_Data shown_:
== == ==

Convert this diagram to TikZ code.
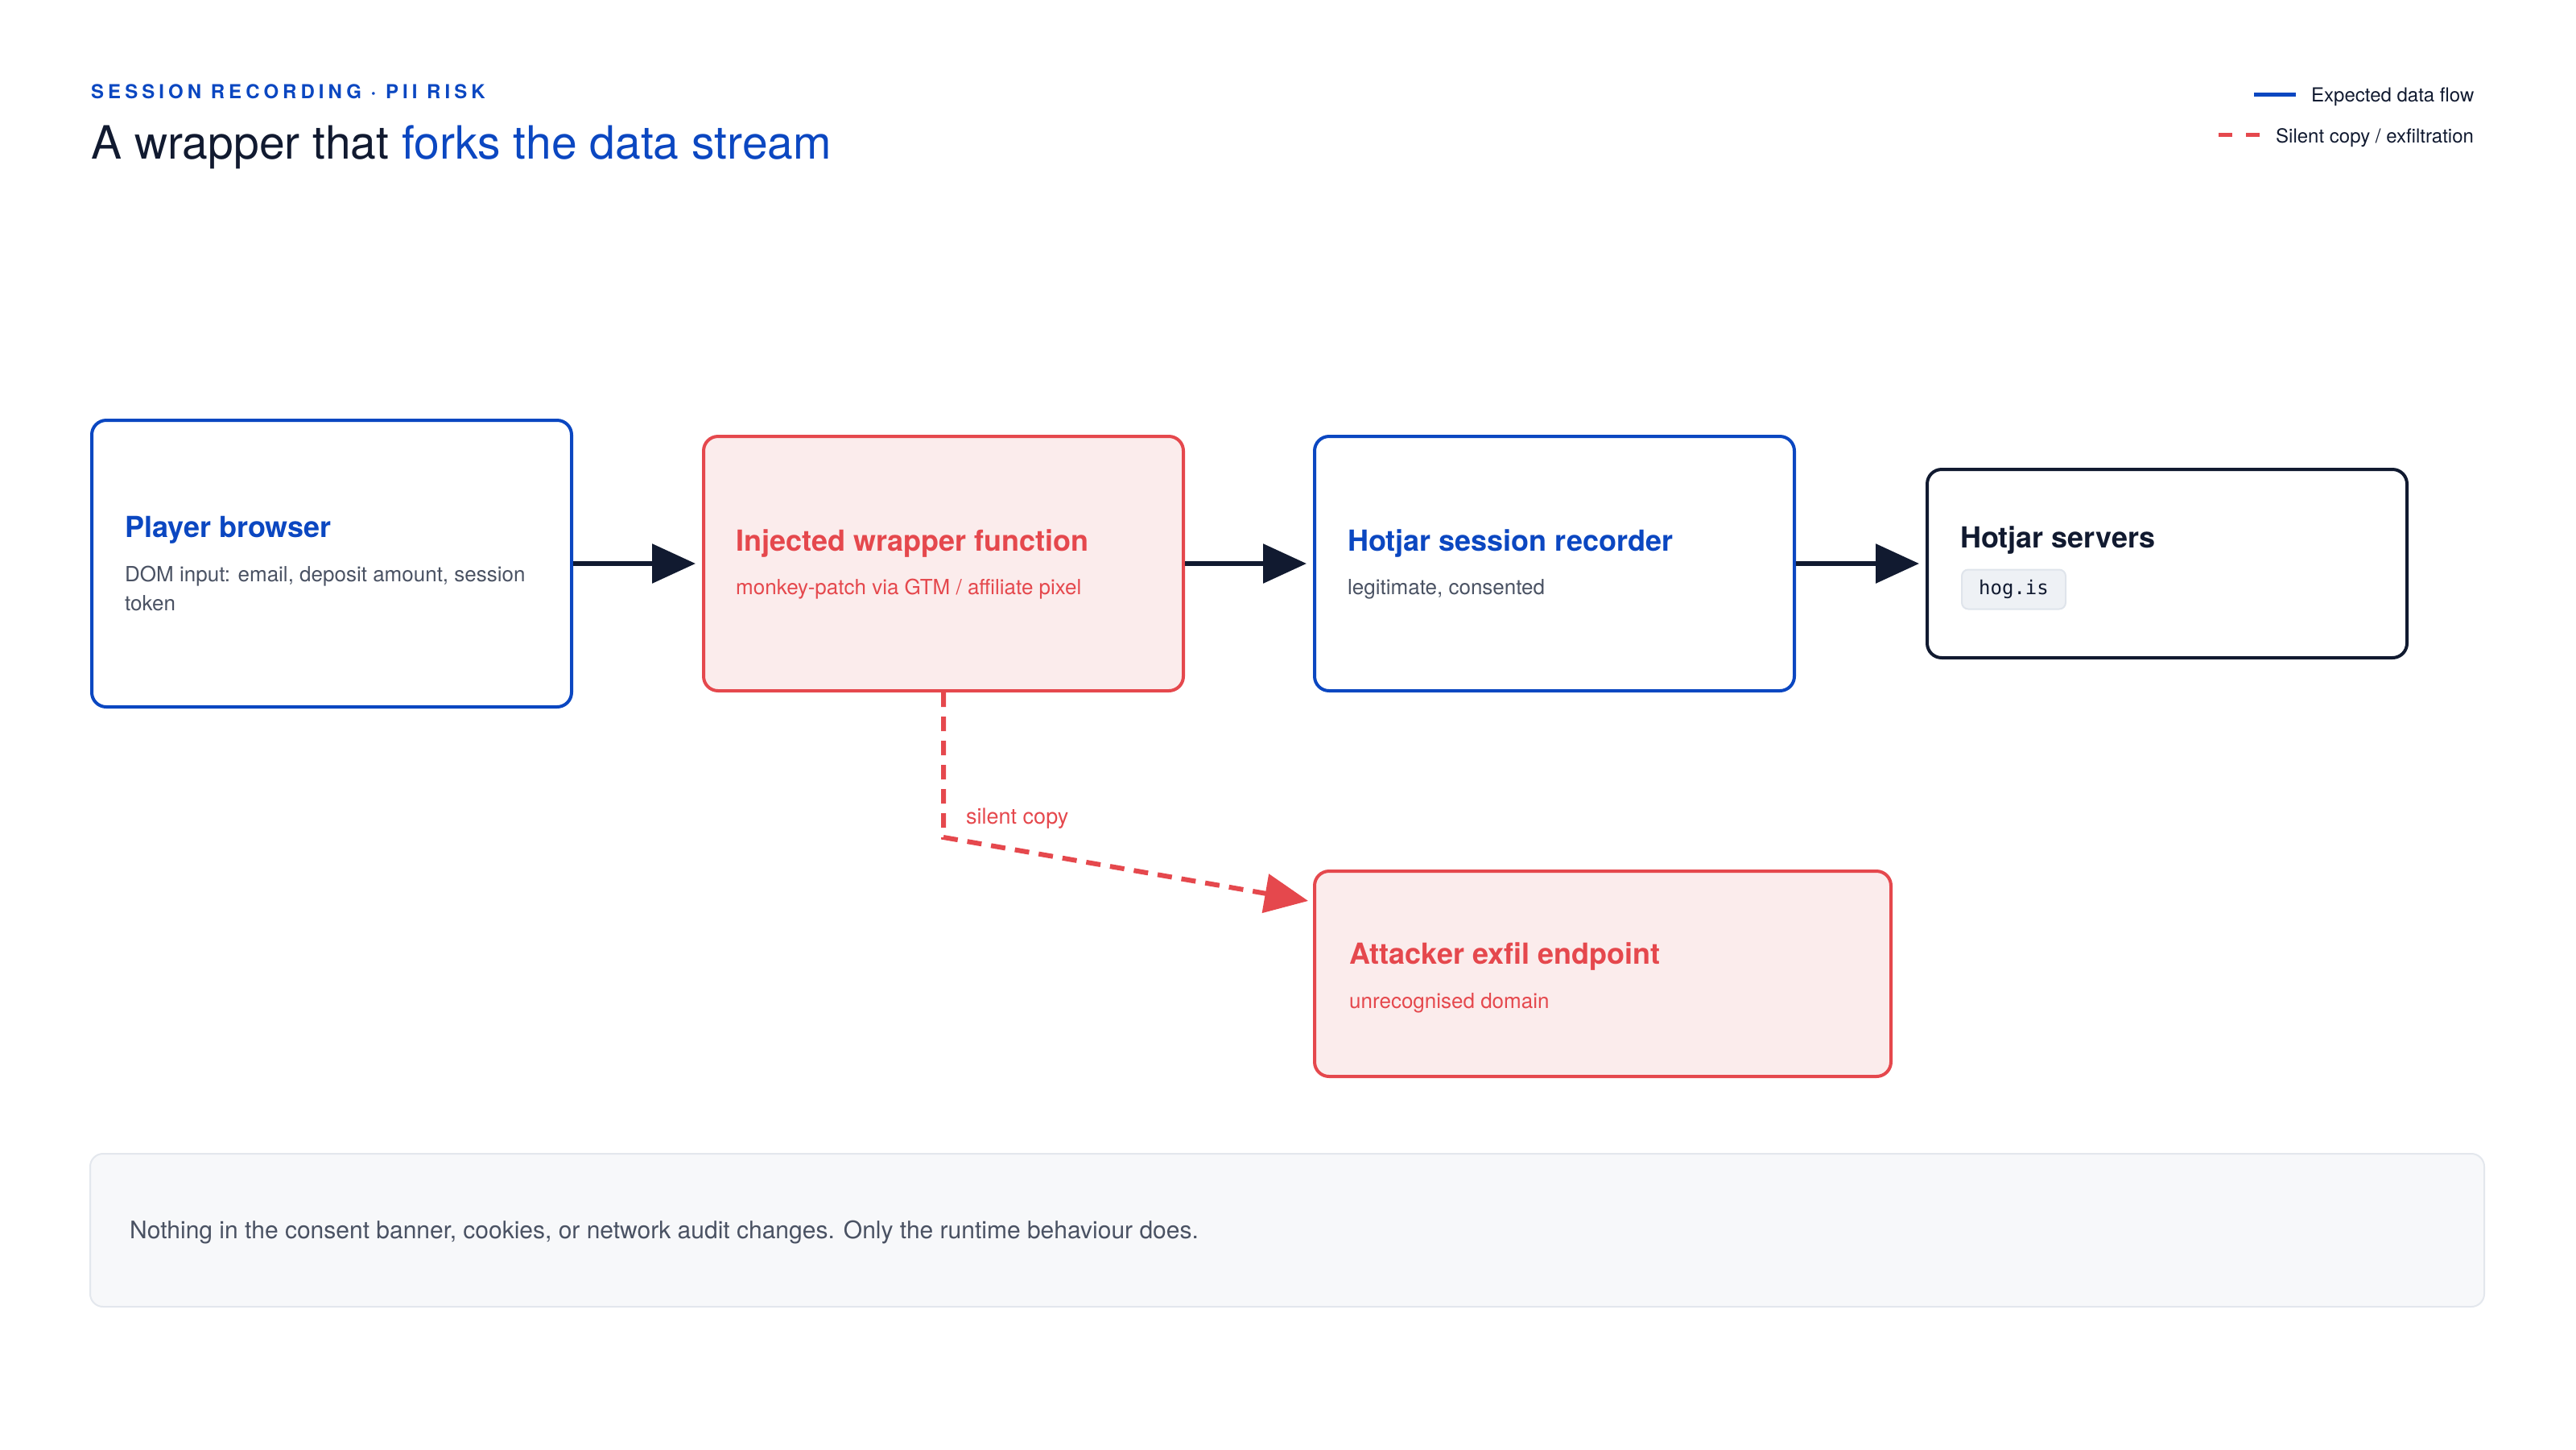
\documentclass[tikz,border=0pt]{standalone}
\usepackage{fontspec}
\setmainfont{TeX Gyre Heros}
\setmonofont{DejaVu Sans Mono}
\usetikzlibrary{arrows.meta}

\definecolor{ink}{HTML}{111A30}
\definecolor{brand}{HTML}{0B47C1}
\definecolor{alert}{HTML}{E5484D}
\definecolor{alertfill}{HTML}{FBECEC}
\definecolor{slate}{HTML}{4A5263}
\definecolor{notefill}{HTML}{F7F8FA}
\definecolor{noteline}{HTML}{E3E7ED}
\definecolor{chipfill}{HTML}{EEF1F5}
\definecolor{chipline}{HTML}{DFE4EB}

\tikzset{
  card/.style={draw, rounded corners=18pt, line width=4pt, inner sep=0pt, minimum width=596pt},
  ttl/.style={anchor=base west, inner sep=0pt, font=\fontsize{36}{43}\selectfont\bfseries},
  sub/.style={anchor=base west, inner sep=0pt, align=left, text=slate, font=\fontsize{26}{36}\selectfont},
  flow/.style={ink, line width=6pt, -{Triangle[length=54pt,width=48pt]}, shorten >=8pt},
  leak/.style={alert, line width=6pt, dash pattern=on 18pt off 12pt, -{Triangle[length=54pt,width=48pt]}, shorten >=6pt},
}

\begin{document}
\begin{tikzpicture}[x=1pt, y=-1pt]
  \useasboundingbox (0,0) rectangle (3200,1800);

  % heading
  \node[anchor=base west, inner sep=0pt, text=brand, font=\fontsize{24}{28}\selectfont\bfseries\addfontfeature{LetterSpace=21}]
    (eyebrow) at (113,122) {SESSION RECORDING · PII RISK};
  \node[anchor=base west, inner sep=0pt, text=ink, font=\fontsize{57}{66}\selectfont]
    (headline) at (113,197) {A wrapper that \textcolor{brand}{forks the data stream}};

  % legend
  \coordinate (lg1a) at (2800,117); \coordinate (lg1b) at (2852,117);
  \coordinate (lg2a) at (2756,167); \coordinate (lg2b) at (2808,167);
  \draw[brand, line width=5pt] (lg1a) -- (lg1b);
  \draw[alert, line width=5pt, dash pattern=on 17pt off 17pt] (lg2a) -- (lg2b);
  \node[anchor=base west, inner sep=0pt, text=ink, font=\fontsize{24}{28}\selectfont] (lg1) at (2871,126) {Expected data flow};
  \node[anchor=base west, inner sep=0pt, text=ink, font=\fontsize{24}{28}\selectfont] (lg2) at (2827,177) {Silent copy / exfiltration};

  % cards
  \node[card, brand, minimum height=356pt] (player) at (412,700) {};
  \node[card, alert, fill=alertfill, minimum height=316pt] (wrapper) at (1172,700) {};
  \node[card, brand, minimum height=316pt] (recorder) at (1931,700) {};
  \node[card, ink, minimum height=234pt] (servers) at (2692,700) {};
  \node[card, alert, fill=alertfill, minimum width=716pt, minimum height=255pt] (exfil) at (1991,1209.5) {};

  \node[ttl, text=brand] (player-t) at ([xshift=43pt,yshift=33pt]player.west) {Player browser};
  \node[sub] (player-s) at ([xshift=43pt,yshift=-58pt]player.west) {DOM input: email, deposit amount, session\\token};

  \node[ttl, text=alert] (wrapper-t) at ([xshift=42pt,yshift=16pt]wrapper.west) {Injected wrapper function};
  \node[sub, text=alert] (wrapper-s) at ([xshift=42pt,yshift=-38pt]wrapper.west) {monkey-patch via GTM / affiliate pixel};

  \node[ttl, text=brand] (recorder-t) at ([xshift=43pt,yshift=16pt]recorder.west) {Hotjar session recorder};
  \node[sub] (recorder-s) at ([xshift=43pt,yshift=-38pt]recorder.west) {legitimate, consented};

  \node[ttl, text=ink] (servers-t) at ([xshift=43pt,yshift=20pt]servers.west) {Hotjar servers};
  \node[anchor=west, draw=chipline, fill=chipfill, line width=2pt, rounded corners=8pt,
        minimum width=129pt, minimum height=49pt, inner sep=0pt, text=ink,
        font=\fontsize{24}{28}\selectfont\ttfamily] (servers-c) at ([xshift=44pt,yshift=-32pt]servers.west) {hog.is};

  \node[ttl, text=alert] (exfil-t) at ([xshift=45pt,yshift=12.5pt]exfil.west) {Attacker exfil endpoint};
  \node[sub, text=alert] (exfil-s) at ([xshift=45pt,yshift=-42.5pt]exfil.west) {unrecognised domain};

  % connectors
  \draw[flow] (player.east) -- (wrapper.west);
  \draw[flow] (wrapper.east) -- (recorder.west);
  \draw[flow] (recorder.east) -- (servers.west);

  \coordinate (bend) at (1172,1040);
  \draw[leak] (wrapper.south) -- (bend) -- ([yshift=-40pt]exfil.north west);
  \node[anchor=base west, inner sep=0pt, text=alert, font=\fontsize{27}{32}\selectfont] (leak-l) at (1200,1023) {silent copy};

  % footnote
  \node[draw=noteline, fill=notefill, line width=2pt, rounded corners=16pt,
        minimum width=2974pt, minimum height=190pt] (note) at (1599,1528) {};
  \node[anchor=base west, inner sep=0pt, text=slate, font=\fontsize{30}{35}\selectfont] (note-t) at ([xshift=50pt,yshift=-10pt]note.west)
    {Nothing in the consent banner, cookies, or network audit changes. Only the runtime behaviour does.};
\end{tikzpicture}
\end{document}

== == ==

Quote, exactly and only, the lines from the first line of the data above through the line containing "(headline) at (113,197)". The pictures do not belong in it.

_Written answer_:
Convert this diagram to TikZ code.
\documentclass[tikz,border=0pt]{standalone}
\usepackage{fontspec}
\setmainfont{TeX Gyre Heros}
\setmonofont{DejaVu Sans Mono}
\usetikzlibrary{arrows.meta}

\definecolor{ink}{HTML}{111A30}
\definecolor{brand}{HTML}{0B47C1}
\definecolor{alert}{HTML}{E5484D}
\definecolor{alertfill}{HTML}{FBECEC}
\definecolor{slate}{HTML}{4A5263}
\definecolor{notefill}{HTML}{F7F8FA}
\definecolor{noteline}{HTML}{E3E7ED}
\definecolor{chipfill}{HTML}{EEF1F5}
\definecolor{chipline}{HTML}{DFE4EB}

\tikzset{
  card/.style={draw, rounded corners=18pt, line width=4pt, inner sep=0pt, minimum width=596pt},
  ttl/.style={anchor=base west, inner sep=0pt, font=\fontsize{36}{43}\selectfont\bfseries},
  sub/.style={anchor=base west, inner sep=0pt, align=left, text=slate, font=\fontsize{26}{36}\selectfont},
  flow/.style={ink, line width=6pt, -{Triangle[length=54pt,width=48pt]}, shorten >=8pt},
  leak/.style={alert, line width=6pt, dash pattern=on 18pt off 12pt, -{Triangle[length=54pt,width=48pt]}, shorten >=6pt},
}

\begin{document}
\begin{tikzpicture}[x=1pt, y=-1pt]
  \useasboundingbox (0,0) rectangle (3200,1800);

  % heading
  \node[anchor=base west, inner sep=0pt, text=brand, font=\fontsize{24}{28}\selectfont\bfseries\addfontfeature{LetterSpace=21}]
    (eyebrow) at (113,122) {SESSION RECORDING · PII RISK};
  \node[anchor=base west, inner sep=0pt, text=ink, font=\fontsize{57}{66}\selectfont]
    (headline) at (113,197) {A wrapper that \textcolor{brand}{forks the data stream}};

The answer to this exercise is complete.